Challenge completed

This post completes the challenge I took on a while back. I you have not read the first post you should go back and do that before continuing, because the rest would not make much sense.

As I found myself with both some time on my hands and a need to focus on “something completely different” I picked up the thread I threw on the stack a few months ago. I needed to crack the final task in the FRA challenge which was to be able to decrypt the high score list that had been encrypted with RC4.

So I read some more on RC4 weaknesses and I knew the same key was used every time, but I still felt that the task was insanely hard compared to the others if I was to actually calculate the keystream based on the encrypted messages. Sure, I probably had some known plain text, like ANSI escape codes and the player name ‘Kalle’ along with his score. But it just felt wrong.

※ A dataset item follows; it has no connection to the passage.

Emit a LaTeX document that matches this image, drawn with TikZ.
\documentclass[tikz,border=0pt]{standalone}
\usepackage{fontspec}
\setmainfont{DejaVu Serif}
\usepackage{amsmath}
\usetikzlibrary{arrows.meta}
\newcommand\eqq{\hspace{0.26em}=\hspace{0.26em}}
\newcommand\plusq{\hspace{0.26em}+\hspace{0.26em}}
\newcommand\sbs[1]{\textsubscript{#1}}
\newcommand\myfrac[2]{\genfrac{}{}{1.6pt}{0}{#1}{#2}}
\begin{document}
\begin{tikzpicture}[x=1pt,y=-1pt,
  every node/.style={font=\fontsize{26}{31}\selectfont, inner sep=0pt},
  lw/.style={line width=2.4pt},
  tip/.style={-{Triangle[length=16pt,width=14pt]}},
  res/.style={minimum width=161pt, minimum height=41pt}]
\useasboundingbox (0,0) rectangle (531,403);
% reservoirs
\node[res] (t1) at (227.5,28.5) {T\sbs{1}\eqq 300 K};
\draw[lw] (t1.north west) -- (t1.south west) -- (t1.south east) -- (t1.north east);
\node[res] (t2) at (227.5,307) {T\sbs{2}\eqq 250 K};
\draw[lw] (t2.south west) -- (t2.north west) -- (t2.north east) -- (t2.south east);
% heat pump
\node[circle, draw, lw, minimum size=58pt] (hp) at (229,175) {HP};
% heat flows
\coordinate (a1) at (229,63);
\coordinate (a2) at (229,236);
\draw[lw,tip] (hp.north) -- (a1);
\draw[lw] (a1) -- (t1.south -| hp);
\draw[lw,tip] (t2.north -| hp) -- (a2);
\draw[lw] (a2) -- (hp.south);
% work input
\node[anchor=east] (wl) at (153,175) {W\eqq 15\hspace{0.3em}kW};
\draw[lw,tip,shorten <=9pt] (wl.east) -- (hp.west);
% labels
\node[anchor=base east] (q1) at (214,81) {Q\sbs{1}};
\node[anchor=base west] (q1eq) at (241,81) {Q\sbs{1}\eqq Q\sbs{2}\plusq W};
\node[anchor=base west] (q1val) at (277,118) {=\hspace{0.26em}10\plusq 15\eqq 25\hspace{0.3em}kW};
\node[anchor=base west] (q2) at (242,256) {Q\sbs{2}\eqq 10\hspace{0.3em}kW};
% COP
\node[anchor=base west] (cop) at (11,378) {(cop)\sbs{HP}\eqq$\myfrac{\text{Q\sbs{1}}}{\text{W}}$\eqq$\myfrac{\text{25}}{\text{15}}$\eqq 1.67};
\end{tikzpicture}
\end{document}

So I went back to look at the original client code for clues…and there it was, staring at me. Probably laughing too since I should have seen this way back when I originally started out on this task.

Here is a snippet of the code with the clue:

class ClientView:
    def __init__(self, s):
        self.sock=s

        try:
            f=open('crypto.txt', 'r')
            self.xor_key=f.readline()
            self.longxor_key=f.readline().strip()
            self.rc4_key=f.readline().strip()
            f.close()
        except:
            # If keys are missing
            self.xor_key=raw_input('Enter xor key: ')
            self.longxor_key=raw_input('Enter long xor key: ')

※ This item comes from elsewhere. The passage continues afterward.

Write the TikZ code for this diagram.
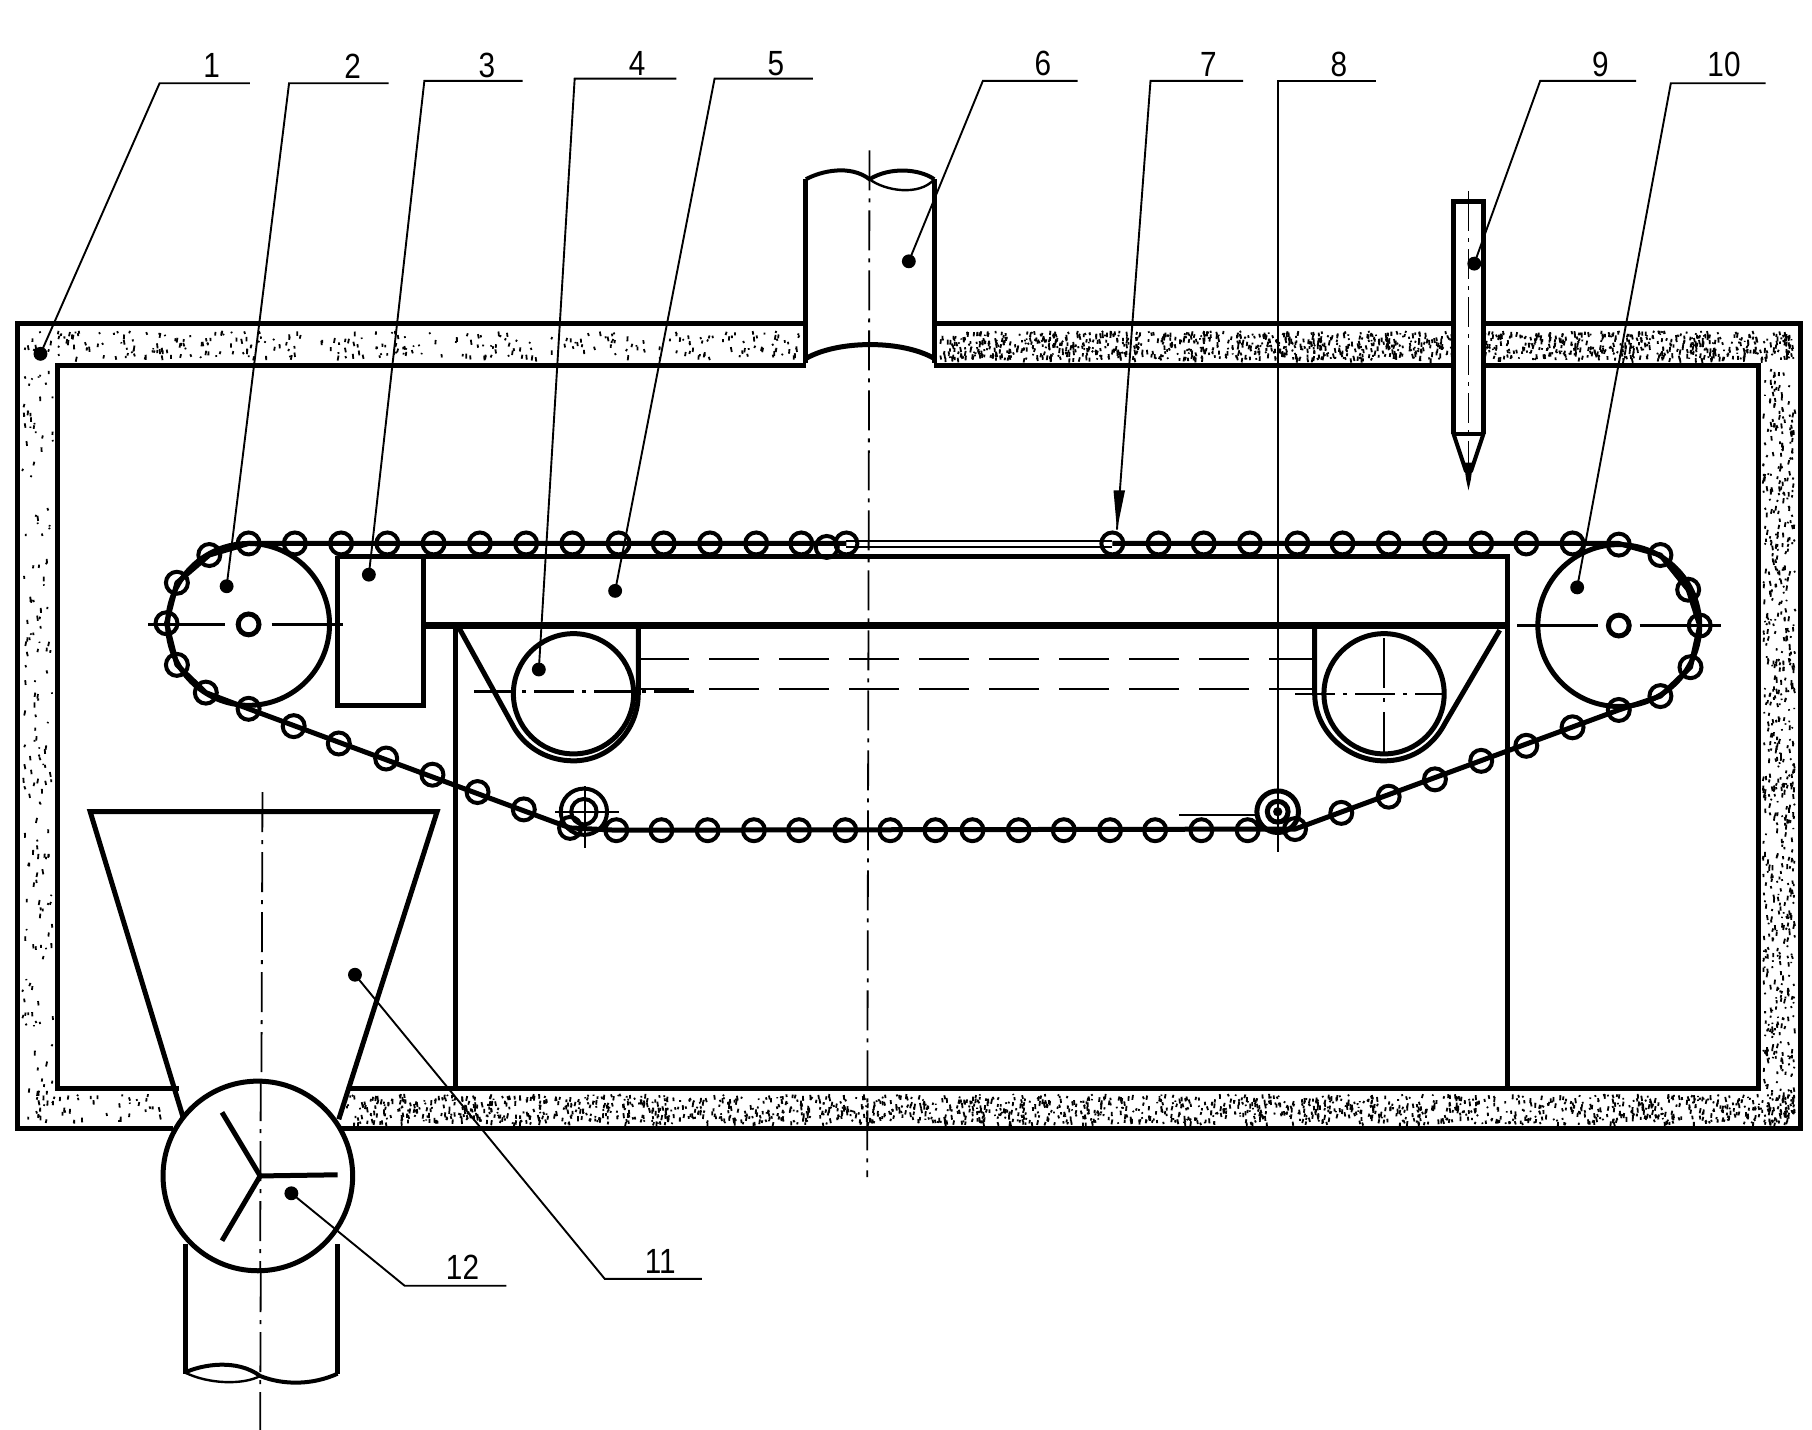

            # generate rc4 key
            self.rc4_key=''.join(random.sample(string.uppercase, 7))
            print "Keys are stored in crypto.txt"
            f=open('crypto.txt', 'w')
            self.xor_key=self.xor_key[0]
            print >>f, self.xor_key
            print >>f, self.longxor_key
            print >>f, self.rc4_key
            f.close()

Do you see it? In the exception clause there is code for when the crypto.txt is missing. And if we look closely the RC4 key will only be generated 7 characters long, in uppercase letters! *face palm* Why didn’t I see it before?

self.rc4_key=”.join(random.sample(string.uppercase, 7))

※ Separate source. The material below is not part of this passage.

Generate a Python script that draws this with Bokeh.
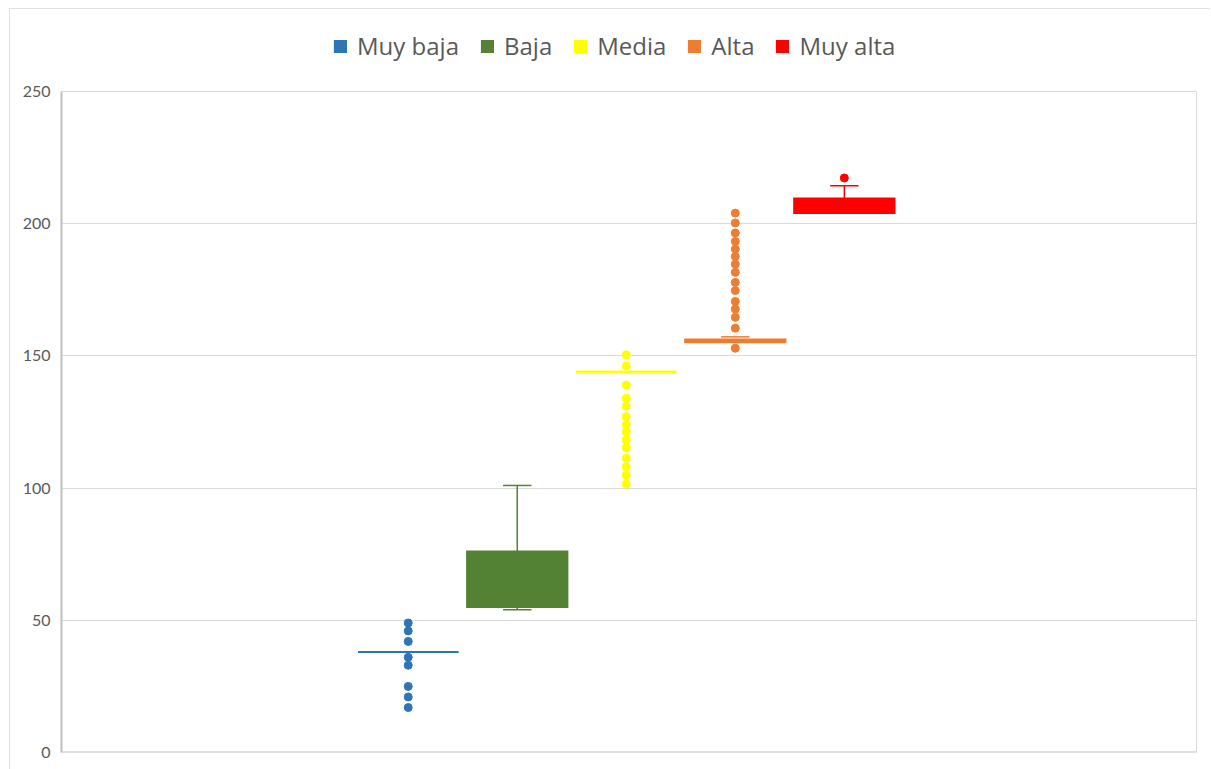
from bokeh.plotting import figure
from bokeh.models import (ColumnDataSource, Range1d, Legend, LegendItem, Span, FixedTicker,
                          LinearAxis)
from bokeh.embed import file_html
from bokeh.resources import INLINE

# ---- data ----
categories = ["Muy baja", "Baja", "Media", "Alta", "Muy alta"]
colors = ["#2E75B6", "#548235", "#FFFF00", "#ED7D31", "#FF0000"]
q1 = [38, 55, 144, 155.2, 204]
median = [38, 62, 144, 155.7, 206]
q3 = [38, 76, 144, 156.2, 209.5]
lower = [38, 54, 144, 155.2, 204]
upper = [38, 101, 144, 157.2, 214.4]
points_muy_baja = [49, 46, 42, 36, 33, 25, 21, 17]
points_baja = []
points_media = [150.4, 146.2, 139, 134, 131, 127, 124, 121.3, 118.2, 115.3, 111.3, 108.1, 105, 101.5]
points_alta = [204, 200.3, 196.5, 193.3, 190.4, 187.6, 184.7, 181.6, 177.8, 174.7, 170.6, 167.7, 164.6, 160.5, 152.9]
points_muy_alta = [217.3]
y_ticks = [0, 50, 100, 150, 200, 250]
y_max = 250

all_points = [points_muy_baja, points_baja, points_media, points_alta, points_muy_alta]

# positions of the series inside the single category group
xpos = [i - 2 for i in range(len(categories))]
BOX_W = 0.92
CAP_W = 0.26

# frame extends above the value axis to host the legend (661 px for 250 units, 730 px total)
p = figure(width=1201, height=761, output_backend="svg", toolbar_location=None,
           x_range=Range1d(-5.18, 5.23), y_range=Range1d(0, y_max * 730 / 661),
           min_border_left=52, min_border_right=14, min_border_top=14, min_border_bottom=17,
           background_fill_color="white", border_fill_color="white")
p.styles = {"margin-left": "9px", "margin-top": "8px",
            "outline": "1px solid #d9d9d9", "outline-offset": "-1px"}

p.outline_line_color = None
p.xaxis.visible = False
p.xgrid.visible = False
p.ygrid.grid_line_color = "#d9d9d9"
p.ygrid.grid_line_width = 1
p.yaxis.ticker = FixedTicker(ticks=y_ticks)
p.yaxis.bounds = (0, y_max)
p.yaxis.major_tick_line_color = None
p.yaxis.minor_tick_line_color = None
p.yaxis.major_tick_out = 0
p.yaxis.major_tick_in = 0
p.yaxis.axis_line_color = "#bfbfbf"
p.yaxis.axis_line_width = 2
p.yaxis.major_label_standoff = 11
p.yaxis.major_label_text_font = "Lato"
p.yaxis.major_label_text_font_size = "16px"
p.yaxis.major_label_text_color = "#595959"

right_axis = LinearAxis(bounds=(0, y_max), ticker=FixedTicker(ticks=[]),
                        axis_line_color="#d9d9d9", major_tick_line_color=None,
                        minor_tick_line_color=None, major_label_text_font_size="0px")
p.add_layout(right_axis, "right")

p.add_layout(Span(location=0, dimension="width", line_color="#bfbfbf", line_width=2))

# whiskers (vertical lines + caps)
wx, wy0, wy1, wc = [], [], [], []
cx0, cx1, cy, cc = [], [], [], []
for i, x in enumerate(xpos):
    if upper[i] > q3[i] + 0.01:
        if upper[i] - q3[i] > 1.5:
            wx.append(x); wy0.append(q3[i]); wy1.append(upper[i]); wc.append(colors[i])
        cx0.append(x - CAP_W / 2); cx1.append(x + CAP_W / 2); cy.append(upper[i]); cc.append(colors[i])
    if lower[i] < q1[i] - 0.01:
        wx.append(x); wy0.append(lower[i]); wy1.append(q1[i]); wc.append(colors[i])
        cx0.append(x - CAP_W / 2); cx1.append(x + CAP_W / 2); cy.append(lower[i]); cc.append(colors[i])

p.segment(x0=wx, y0=wy0, x1=wx, y1=wy1, line_color=wc, line_width=1.5)
p.segment(x0=cx0, y0=cy, x1=cx1, y1=cy, line_color=cc, line_width=1.5)

# boxes
box_src = ColumnDataSource(dict(x=xpos, q1=q1, q3=q3, color=colors))
boxes = p.vbar(x="x", width=BOX_W, bottom="q1", top="q3", source=box_src,
               fill_color="color", line_color="color", line_width=2, line_join="miter")

# medians
p.segment(x0=[x - BOX_W / 2 for x in xpos], y0=median, x1=[x + BOX_W / 2 for x in xpos], y1=median,
          line_color=colors, line_width=2)

# points
for i, pts in enumerate(all_points):
    if pts:
        p.scatter(x=[xpos[i]] * len(pts), y=pts, size=8, fill_color=colors[i], line_color=colors[i])

legend = Legend(items=[LegendItem(label=c, renderers=[boxes], index=i) for i, c in enumerate(categories)],
                orientation="horizontal", location=(272, 690),
                label_text_font="Open Sans", label_text_font_size="24px", label_text_color="#595959",
                glyph_width=14, glyph_height=14, label_height=28, label_standoff=10, spacing=21,
                padding=0, margin=0, border_line_color=None, background_fill_alpha=0)
p.add_layout(legend)

open("out.html", "w").write(file_html(p, INLINE))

So I went ahead and created a brute force script that will try all combinations until it succeeds. After all, I had md5 hashes for the plain text of all messages. So I could easily check if each attempt was correct or not.

For a 7 characters long password that only consist of uppercase letters there are 8,031,810,176 possible combinations. So I would have to either write a brute force script that used several threads or just write a quick one that I just left running over night. I went with the latter.

#!/usr/bin/python

import json
from Crypto.Cipher import ARC4
from hashlib import md5
import string
import itertools
import time

KEY_LENGTH = 7
checked = 0
found = False


def check(key, data, correct_md5):
    global checked
    global found
    decrypted = ARC4.new(key).decrypt(data)
    checked += 1
    if md5(decrypted).hexdigest() == correct_md5:
        print('Key found: %s' % key)
        found = True

    if checked % 401590508 == 0:
        print('Brute force is at attempt %d trying key %s' % (checked, key))


def worker(base):
    global found
    rc4_message = ''
    correct_md5 = ''
    f = open('packets2.dump', 'r')
    data = f.read()
    f.close()
    for d in ''.join(data).split('\n'):
        try:
            if not len(d):
                continue
            j = json.loads(d)
            if j['encoding'] == 'rc4':
                rc4_message = j['buf'].decode('base64')
                correct_md5 = j['md5']
        except:
            continue

    for i in itertools.product(string.ascii_uppercase, repeat=KEY_LENGTH-len(base)):
        check(''.join(base + i), rc4_message, correct_md5)
        if found:
            exit()


if __name__ == "__main__":
    worker(tuple())

What the script does is simply take the last message encrypted with RC4 and then go into a loop testing all possible keys for the RC4 keystream that encrypted the message, from AAAAAAA, AAAAAAB, AAAAAAC and so on up to ZZZZZZZ. If the correct key is found it will print it out and stop execution of the script. At about each 5% of running it will print out the current progress. I started the script and went to bed wondering if the clue would turn out to be a dead end or not.

When I woke up the next morning and finally came around to check the results I found myself staring at this:

Wow! I had to test this key immediately! So I opened up my old player.py and filled in the key for RC4 and ran the script.
Yes…there it is…the all time high…

So there, finally I can leave that one to history and go crazy on the next FRA challenge! I learned a lot from this one, and I hope the next one will teach me things as well.